Playing the Deck on a Budget
- You need the ninjas. All of them. There is no way around that.
- Whatever draw engine you don’t own can be replaced by Curiosity, Reconnaissance Mission and Coastal Piracy, in that order.
- Basically any cheap and evasive creature can be replaced with a 1 mana 1/1 flier, pick what you think fits the deck best. The current ones are definitely the most optimal though and you will feel their absence.
- As additional threats I recommend the already mentioned Nightpack Ambusher if you own a copy, otherwise any big flier will do.
- The mana base is also integral to the strategy, you can swap out a couple of dual land for basics but that’s about it. You need to be able to cast your spells and you need to do so on curve.
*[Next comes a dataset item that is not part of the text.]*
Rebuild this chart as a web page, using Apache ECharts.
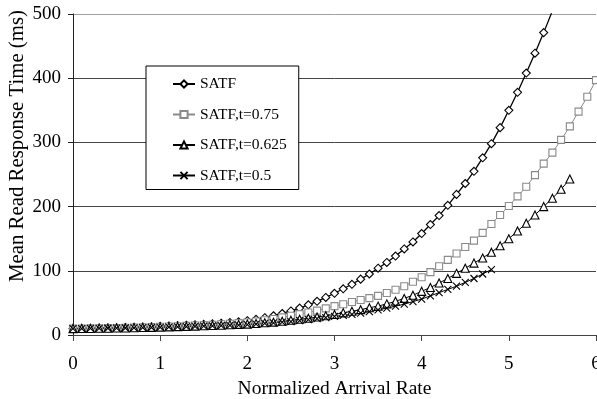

To answer the question from the start of the article: Rigo is unpopular because he is one of the hardest decks in the format to play and punishing to play. The tempo playstyle might not appeal to every player and he is quite difficult to build on a budget due to the critical mass of specific cards required. If you enjoy complex decisions and being able to deal with basically any situation Rigo might just be the deck for you though. I for one, absolutely love this deck and can’t recommend it enough because mastering it will definitely make you a better magic player!